# [WHAT IS REQUIRED]
Only the lines from the start of the data through the line containing "import numpy as np" should be written out, exactly as they are, with both ends included and the pictures left out.

━━━━━ SUPPLIED DATA ━━━━━

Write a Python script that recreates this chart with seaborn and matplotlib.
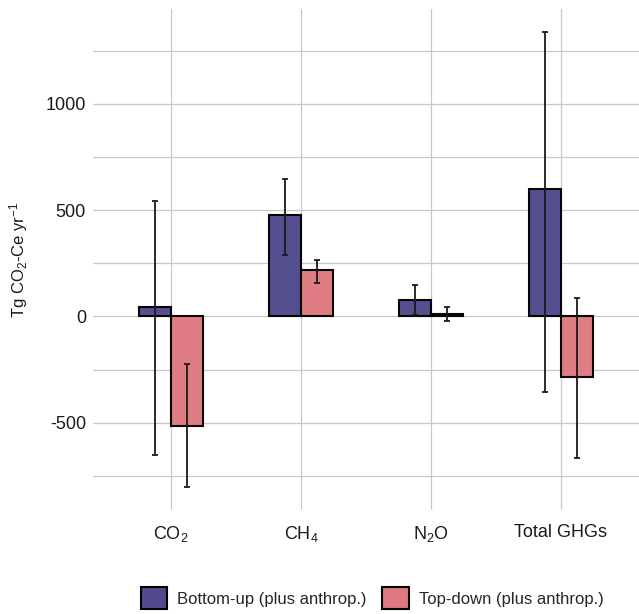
import matplotlib
matplotlib.use("Agg")
import matplotlib.pyplot as plt
import seaborn as sns
import pandas as pd
import numpy as np

categories = ["CO$_2$", "CH$_4$", "N$_2$O", "Total GHGs"]
series = ["Bottom-up (plus anthrop.)", "Top-down (plus anthrop.)"]
bottom_up = [43, 478, 79, 598]
bottom_up_lo = [-652, 288, 7, -354]
bottom_up_hi = [543, 647, 150, 1340]
top_down = [-515, 219, 12, -285]
top_down_lo = [-805, 159, -21, -666]
top_down_hi = [-222, 267, 45, 88]
colors = ["#4E4A8B", "#DF7880"]

sns.set_theme(style="whitegrid")
font = ["Liberation Sans", "DejaVu Sans"]
plt.rcParams["font.family"] = font
plt.rcParams["mathtext.fontset"] = "custom"
plt.rcParams["mathtext.rm"] = "Liberation Sans"
plt.rcParams["mathtext.it"] = "Liberation Sans:italic"

df = pd.DataFrame({
    "cat": categories * 2,
    "series": [series[0]] * 4 + [series[1]] * 4,
    "value": bottom_up + top_down,
})

fig = plt.figure(figsize=(6.39, 6.14), dpi=100)
ax = fig.add_axes([93 / 639, 1 - 510 / 614, 546 / 639, 501 / 614])

sns.barplot(data=df, x="cat", y="value", hue="series", order=categories,
            hue_order=series, palette=colors, width=0.49, errorbar=None,
            edgecolor="black", linewidth=1.5, alpha=0.97, saturation=1,
            ax=ax, zorder=2)

los = [bottom_up_lo, top_down_lo]
his = [bottom_up_hi, top_down_hi]
vals = [bottom_up, top_down]
bar_conts = list(ax.containers)
for i, cont in enumerate(bar_conts):
    xs = [p.get_x() + p.get_width() / 2 for p in cont.patches]
    v = np.array(vals[i]); lo = np.array(los[i]); hi = np.array(his[i])
    ax.errorbar(xs, v, yerr=[v - lo, hi - v], fmt="none", ecolor="#1a1a1a",
                elinewidth=1.3, capsize=2.3, capthick=1.3, zorder=3)

ax.set_xlim(-0.6, 3.6)
ax.set_ylim(-911, 1447)
ax.set_yticks([-500, 0, 500, 1000])
ax.set_yticklabels(["-500", "0", "500", "1000"])
ax.set_yticks([-750, -250, 250, 750, 1250], minor=True)
ax.grid(True, which="both", axis="y", color="#c8c8c8", linewidth=0.9, zorder=0)
ax.grid(True, which="major", axis="x", color="#c8c8c8", linewidth=0.9, zorder=0)
ax.set_axisbelow(True)
for s in ax.spines.values():
    s.set_visible(False)
ax.tick_params(axis="both", which="both", length=0, labelsize=13, labelcolor="#1a1a1a", pad=5)
ax.tick_params(axis="x", pad=10)
ax.set_xlabel("")
ax.set_ylabel("Tg CO$_2$-Ce yr$^{-1}$", fontsize=12, color="#1a1a1a")
ax.yaxis.set_label_coords(-0.115, 0.5)

leg = ax.legend(loc="center", bbox_to_anchor=(0.511, -0.176), ncol=2,
                frameon=False, fontsize=12, handlelength=1.6, handleheight=1.6,
                columnspacing=0.9, handletextpad=0.6)
for h in leg.legend_handles:
    h.set_edgecolor("black")
    h.set_linewidth(1.5)
    h.set_alpha(1)

fig.savefig("out.png", dpi=100)
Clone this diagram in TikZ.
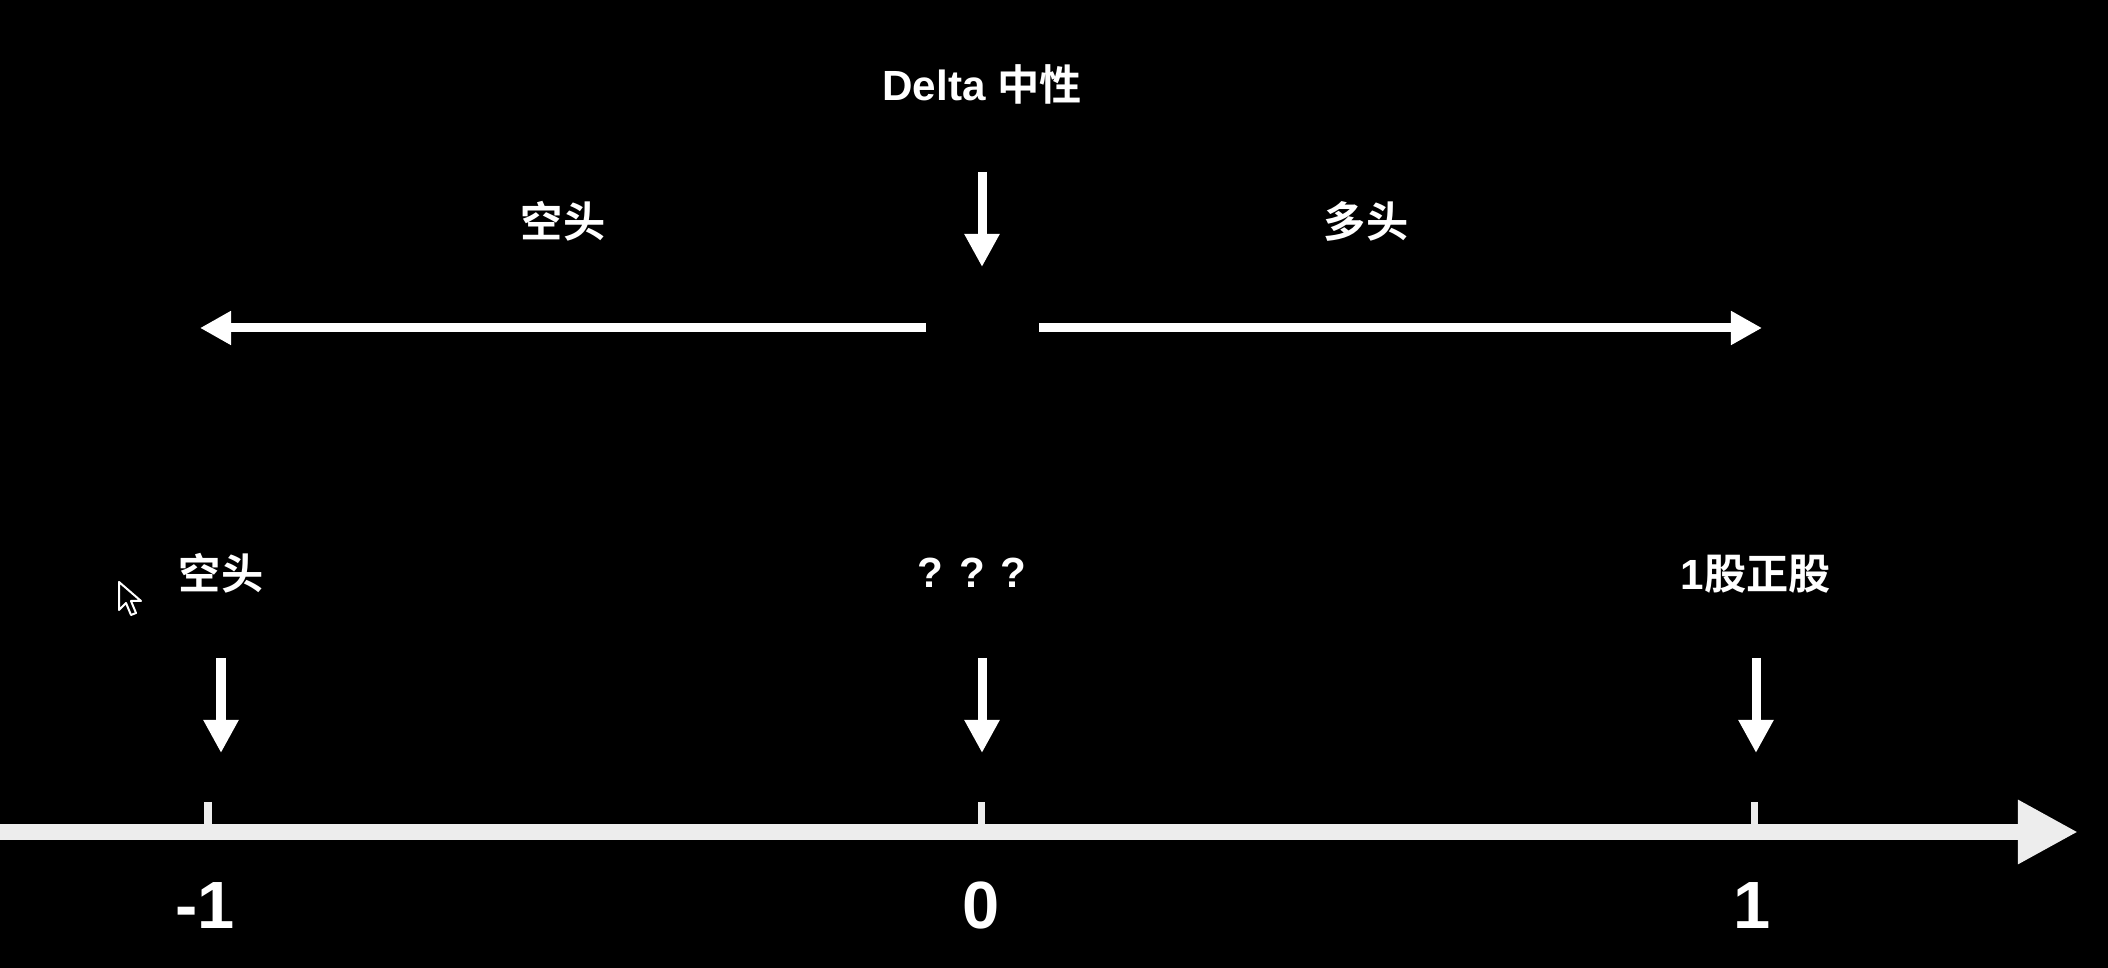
\documentclass[tikz,border=0pt]{standalone}
\usepackage{fontspec}
\newfontfamily\lat{Liberation Sans}
\newfontfamily\cjk{Noto Sans CJK SC}[BoldFont={Noto Sans CJK SC Bold}]
\usetikzlibrary{arrows.meta}
\begin{document}
\begin{tikzpicture}[x=0.01cm,y=-0.01cm,
  lbl/.style={text=white,font=\fontsize{12pt}{14pt}\selectfont\bfseries,inner sep=0pt},
  num/.style={text=white,font=\lat\fontsize{19pt}{22pt}\selectfont\bfseries,inner sep=0pt},
  darr/.style={draw=white,line width=0.09cm,-{Triangle[length=0.33cm,width=0.33cm]}},
  harr/.style={draw=white,line width=0.09cm,-{Triangle[length=0.31cm,width=0.32cm]}},
  axisline/.style={draw=white!93!black,line width=0.16cm,-{Triangle[length=0.6cm,width=0.6cm]}},
  tickmark/.style={draw=white!93!black,line width=0.07cm}]
\fill[black] (0,0) rectangle (2108,968);
\useasboundingbox (0,0) rectangle (2108,968);
% top
\node[lbl] (delta) at (982,84) {\lat Delta \cjk 中性};
\coordinate (ts) at (982,172);
\coordinate (te) at (982,267);
\draw[darr] (ts) -- (te);
\node[lbl] (short) at (563,221) {\cjk 空头};
\node[lbl] (long) at (1366,221) {\cjk 多头};
\coordinate (ls) at (926,328);
\coordinate (le) at (200,328);
\coordinate (rs) at (1039,328);
\coordinate (re) at (1762,328);
\draw[harr] (ls) -- (le);
\draw[harr] (rs) -- (re);
% bottom labels
\node[lbl] (shortB) at (221,573) {\cjk 空头};
\node[lbl] (qq) at (972,573) {\lat ? ? ?};
\node[lbl] (stock) at (1756,574) {\lat 1\cjk 股正股};
\coordinate (a1s) at (221,658); \coordinate (a1e) at (221,753);
\coordinate (a2s) at (982,658); \coordinate (a2e) at (982,753);
\coordinate (a3s) at (1756,658); \coordinate (a3e) at (1756,753);
\draw[darr] (a1s) -- (a1e);
\draw[darr] (a2s) -- (a2e);
\draw[darr] (a3s) -- (a3e);
% axis
\coordinate (t1a) at (208,802); \coordinate (t1b) at (208,832);
\coordinate (t2a) at (981,802); \coordinate (t2b) at (981,832);
\coordinate (t3a) at (1754,802); \coordinate (t3b) at (1754,832);
\draw[tickmark] (t1a) -- (t1b);
\draw[tickmark] (t2a) -- (t2b);
\draw[tickmark] (t3a) -- (t3b);
\coordinate (ax0) at (0,832);
\coordinate (ax1) at (2078,832);
\draw[axisline] (ax0) -- (ax1);
\node[num] (m1) at (205,906) {-1};
\node[num] (z0) at (981,906) {0};
\node[num] (p1) at (1752,906) {1};
% mouse cursor
\draw[white,line width=0.02cm,fill=black,line join=round]
  (119,582) -- (119,610) -- (126,603) -- (131,615) -- (136,613) -- (131,601) -- (141,601) -- cycle;
\end{tikzpicture}
\end{document}
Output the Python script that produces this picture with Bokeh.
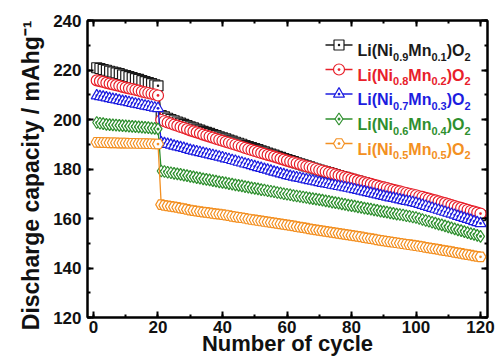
import math
from bokeh.plotting import figure
from bokeh.models import Range1d, LinearAxis, SingleIntervalTicker, Label
from bokeh.embed import file_html
from bokeh.resources import INLINE

# ---------------- data ----------------
cycles = list(range(1, 121))

ni90 = [220.9, 220.6, 220.2, 219.9, 219.5, 219.2, 218.8, 218.5, 218.0, 217.7,
        217.3, 216.9, 216.5, 216.2, 215.7, 215.3, 214.9, 214.5, 214.0, 213.6,
        201.6, 201.1, 200.5, 200.0, 199.5, 199.0, 198.5, 198.0, 197.5, 197.0,
        196.6, 196.1, 195.7, 195.2, 194.8, 194.4, 193.9, 193.5, 193.0, 192.6,
        192.2, 191.7, 191.3, 190.8, 190.4, 190.0, 189.5, 189.1, 188.6, 188.2,
        187.8, 187.3, 186.9, 186.4, 186.0, 185.6, 185.1, 184.7, 184.2, 183.8,
        183.4, 183.0, 182.5, 182.1, 181.7, 181.3, 180.9, 180.4, 180.0, 179.6,
        179.2, 178.8, 178.5, 178.1, 177.7, 177.3, 176.9, 176.6, 176.2, 175.8,
        175.4, 175.1, 174.7, 174.4, 174.0, 173.6, 173.3, 172.9, 172.6, 172.2,
        171.9, 171.5, 171.2, 170.8, 170.5, 170.2, 169.8, 169.5, 169.1, 168.8,
        168.4, 168.1, 167.7, 167.4, 167.0, 166.6, 166.3, 165.9, 165.6, 165.2,
        164.8, 164.4, 164.0, 163.6, 163.2, 162.8, 162.4, 162.0, 161.6, 161.2]

ni80 = [215.8, 215.5, 215.2, 214.8, 214.5, 214.2, 213.9, 213.6, 213.2, 212.9,
        212.6, 212.3, 212.0, 211.7, 211.3, 211.0, 210.7, 210.4, 210.1, 209.7,
        199.8, 199.3, 198.8, 198.4, 197.9, 197.5, 197.0, 196.6, 196.1, 195.6,
        195.2, 194.8, 194.4, 193.9, 193.5, 193.1, 192.7, 192.2, 191.8, 191.4,
        191.0, 190.6, 190.2, 189.8, 189.4, 189.0, 188.5, 188.1, 187.7, 187.3,
        186.9, 186.5, 186.1, 185.7, 185.4, 185.0, 184.6, 184.2, 183.8, 183.4,
        183.0, 182.7, 182.3, 181.9, 181.5, 181.1, 180.8, 180.4, 180.0, 179.6,
        179.3, 178.9, 178.5, 178.2, 177.8, 177.4, 177.1, 176.7, 176.4, 176.0,
        175.7, 175.3, 175.0, 174.6, 174.3, 174.0, 173.6, 173.3, 172.9, 172.6,
        172.3, 171.9, 171.6, 171.3, 171.0, 170.6, 170.3, 170.0, 169.7, 169.4,
        169.0, 168.7, 168.3, 168.0, 167.6, 167.3, 166.9, 166.5, 166.2, 165.8,
        165.4, 165.0, 164.6, 164.3, 163.9, 163.5, 163.1, 162.8, 162.4, 162.0]

ni70 = [209.6, 209.3, 209.1, 208.8, 208.5, 208.2, 208.0, 207.7, 207.4, 207.2,
        206.9, 206.6, 206.3, 206.1, 205.8, 205.5, 205.3, 205.0, 204.7, 204.5,
        190.6, 190.3, 190.0, 189.7, 189.3, 189.0, 188.7, 188.4, 188.0, 187.6,
        187.3, 187.0, 186.7, 186.4, 186.1, 185.8, 185.5, 185.2, 184.9, 184.6,
        184.2, 183.9, 183.5, 183.2, 182.8, 182.5, 182.1, 181.8, 181.4, 181.0,
        180.6, 180.3, 179.9, 179.6, 179.2, 178.8, 178.5, 178.1, 177.8, 177.4,
        177.1, 176.8, 176.5, 176.3, 176.0, 175.7, 175.4, 175.2, 174.9, 174.6,
        174.3, 174.1, 173.8, 173.5, 173.3, 173.0, 172.8, 172.5, 172.3, 172.0,
        171.7, 171.4, 171.1, 170.8, 170.5, 170.2, 169.9, 169.6, 169.3, 169.0,
        168.7, 168.4, 168.2, 167.9, 167.6, 167.3, 167.0, 166.8, 166.5, 166.2,
        165.8, 165.4, 165.0, 164.6, 164.2, 163.8, 163.4, 163.0, 162.6, 162.2,
        161.8, 161.4, 160.9, 160.5, 160.1, 159.7, 159.3, 158.8, 158.4, 158.0]

ni60 = [198.8, 198.5, 198.3, 198.0, 197.9, 197.8, 197.7, 197.6, 197.5, 197.4,
        197.3, 197.2, 197.1, 197.0, 196.9, 196.8, 196.7, 196.5, 196.4, 196.2,
        179.2, 179.0, 178.7, 178.5, 178.2, 178.0, 177.8, 177.5, 177.3, 177.0,
        176.8, 176.5, 176.3, 176.0, 175.8, 175.6, 175.3, 175.1, 174.8, 174.6,
        174.4, 174.1, 173.9, 173.6, 173.4, 173.2, 172.9, 172.7, 172.4, 172.2,
        172.0, 171.7, 171.5, 171.2, 171.0, 170.8, 170.5, 170.3, 170.0, 169.8,
        169.6, 169.3, 169.1, 168.9, 168.7, 168.5, 168.2, 168.0, 167.8, 167.6,
        167.4, 167.1, 166.9, 166.6, 166.4, 166.2, 165.9, 165.7, 165.4, 165.2,
        165.0, 164.7, 164.5, 164.2, 164.0, 163.8, 163.5, 163.3, 163.0, 162.8,
        162.6, 162.3, 162.1, 161.8, 161.6, 161.4, 161.1, 160.9, 160.6, 160.4,
        160.0, 159.6, 159.2, 158.9, 158.5, 158.1, 157.7, 157.4, 157.0, 156.6,
        156.2, 155.8, 155.4, 155.1, 154.7, 154.3, 153.9, 153.6, 153.2, 152.8]

ni50 = [190.8, 190.8, 190.7, 190.7, 190.6, 190.6, 190.6, 190.5, 190.5, 190.5,
        190.4, 190.4, 190.4, 190.3, 190.3, 190.3, 190.2, 190.2, 190.1, 190.1,
        165.6, 165.3, 165.1, 164.9, 164.7, 164.5, 164.2, 164.0, 163.7, 163.4,
        163.2, 163.0, 162.8, 162.6, 162.5, 162.3, 162.1, 161.9, 161.8, 161.6,
        161.4, 161.2, 160.9, 160.7, 160.5, 160.3, 160.1, 159.8, 159.6, 159.4,
        159.2, 159.0, 158.8, 158.6, 158.4, 158.2, 158.0, 157.8, 157.6, 157.4,
        157.2, 157.0, 156.7, 156.5, 156.3, 156.1, 155.8, 155.6, 155.4, 155.2,
        155.0, 154.8, 154.6, 154.4, 154.2, 154.0, 153.8, 153.6, 153.4, 153.2,
        153.0, 152.8, 152.6, 152.3, 152.1, 151.9, 151.7, 151.4, 151.2, 151.0,
        150.8, 150.6, 150.4, 150.2, 150.0, 149.8, 149.6, 149.4, 149.2, 149.0,
        148.8, 148.6, 148.3, 148.1, 147.9, 147.7, 147.5, 147.2, 147.0, 146.8,
        146.6, 146.3, 146.1, 145.9, 145.6, 145.4, 145.2, 144.9, 144.7, 144.5]

ni_sub = ["0.9", "0.8", "0.7", "0.6", "0.5"]
mn_sub = ["0.1", "0.2", "0.3", "0.4", "0.5"]
series = [ni90, ni80, ni70, ni60, ni50]

colors = ["#1a1a1a", "#e8202a", "#1c1ce0", "#2e8f2e", "#f39022"]
markers = ["square_dot", "circle_dot", "triangle_dot", "diamond_dot", "hex_dot"]
msizes = [10, 11, 11, 12, 11]

x_title = "Number of cycle"
y_title = "Discharge capacity / mAhg\u207b\u00b9\u00a0\u00a0"

# ---------------- layout ----------------
W, H = 495, 358
FL, FR, FT, FB = 87, 487, 20, 317          # frame edges in canvas px
X0, X1 = -1.86, 122.17
Y0, Y1 = 120, 240
FONT = "Liberation Sans"


def dx(cx):
    return X0 + (cx - FL) / (FR - FL) * (X1 - X0)


def dy(cy):
    return Y1 - (cy - FT) / (FB - FT) * (Y1 - Y0)


p = figure(width=W, height=H, output_backend="svg", toolbar_location=None,
           x_range=Range1d(X0, X1), y_range=Range1d(Y0, Y1),
           min_border_left=FL, min_border_right=W - FR,
           min_border_top=FT, min_border_bottom=H - FB)
p.grid.visible = False
p.background_fill_color = "white"
p.border_fill_color = "white"
p.outline_line_color = "black"
p.outline_line_width = 2


def style_axis(ax, show_labels):
    ax.ticker = SingleIntervalTicker(interval=20, num_minor_ticks=2)
    ax.axis_line_width = 2
    ax.axis_line_color = "black"
    ax.major_tick_in = 6
    ax.major_tick_out = 0
    ax.minor_tick_in = 3
    ax.minor_tick_out = 0
    ax.major_tick_line_width = 2
    ax.minor_tick_line_width = 2
    ax.major_tick_line_color = "black"
    ax.minor_tick_line_color = "black"
    ax.major_label_text_font = FONT
    ax.major_label_text_font_style = "bold"
    if show_labels:
        ax.major_label_text_color = "#111111"
        ax.major_label_text_font_size = "17px"
        ax.major_label_standoff = 5
        ax.axis_label_text_font = FONT
        ax.axis_label_text_font_style = "bold"
        ax.axis_label_text_color = "#111111"
        ax.axis_label_text_font_size = "22px"
    else:
        ax.major_label_text_color = None
        ax.major_label_text_font_size = "1px"
        ax.major_label_standoff = 0


style_axis(p.xaxis[0], True)
style_axis(p.yaxis[0], True)
p.xaxis[0].axis_label = x_title
p.xaxis[0].axis_label_standoff = -5
p.xaxis[0].major_label_standoff = 3
p.yaxis[0].axis_label = y_title
p.yaxis[0].axis_label_text_font_size = "23px"
p.yaxis[0].axis_label_standoff = 6
p.yaxis[0].major_label_standoff = 6

top_ax = LinearAxis()
right_ax = LinearAxis()
style_axis(top_ax, False)
style_axis(right_ax, False)
p.add_layout(top_ax, "above")
p.add_layout(right_ax, "right")

# ---------------- series ----------------
for vals, col, mk, ms in zip(series, colors, markers, msizes):
    p.line(cycles, vals, line_color=col, line_width=1.3)
    p.scatter(cycles, vals, marker=mk, size=ms, line_color=col,
              fill_color="white", line_width=1.2)

# ---------------- legend (drawn by hand for subscripts/colours) ----------------
AW = {'L': 611, 'i': 278, '(': 333, 'N': 722, 'M': 833, 'n': 611, ')': 333,
      'O': 778, '.': 278}
for d in "0123456789":
    AW[d] = 556


def tw(s, size):
    return sum(AW[c] for c in s) / 1000.0 * size


MAIN, SUB = 16, 11
row_base = [50, 74.5, 99, 124, 148.5]      # canvas-y baselines of legend rows
for i in range(5):
    col = colors[i]
    by = row_base[i]
    cy = by - 5.5
    p.line([dx(325), dx(352)], [dy(cy), dy(cy)], line_color=col, line_width=1.3)
    p.scatter([dx(338.5)], [dy(cy)], marker=markers[i], size=msizes[i],
              line_color=col, fill_color="white", line_width=1.2)
    segs = [("Li(Ni", MAIN, 0), (ni_sub[i], SUB, 6), ("Mn", MAIN, 0),
            (mn_sub[i], SUB, 6), (")O", MAIN, 0), ("2", SUB, 6)]
    xpos = 357.0
    for txt, size, drop in segs:
        p.add_layout(Label(x=dx(xpos), y=dy(by + drop), text=txt,
                           text_font=FONT, text_font_style="bold",
                           text_font_size=f"{size}px", text_color=col,
                           text_align="left", text_baseline="alphabetic"))
        xpos += tw(txt, size)

open("out.html", "w").write(file_html(p, INLINE))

━━━━━

# [FULL RESPONSE]
Write a Python script that recreates this chart with seaborn and matplotlib.
import matplotlib
matplotlib.use("Agg")
import matplotlib.pyplot as plt
import seaborn as sns
import pandas as pd
import numpy as np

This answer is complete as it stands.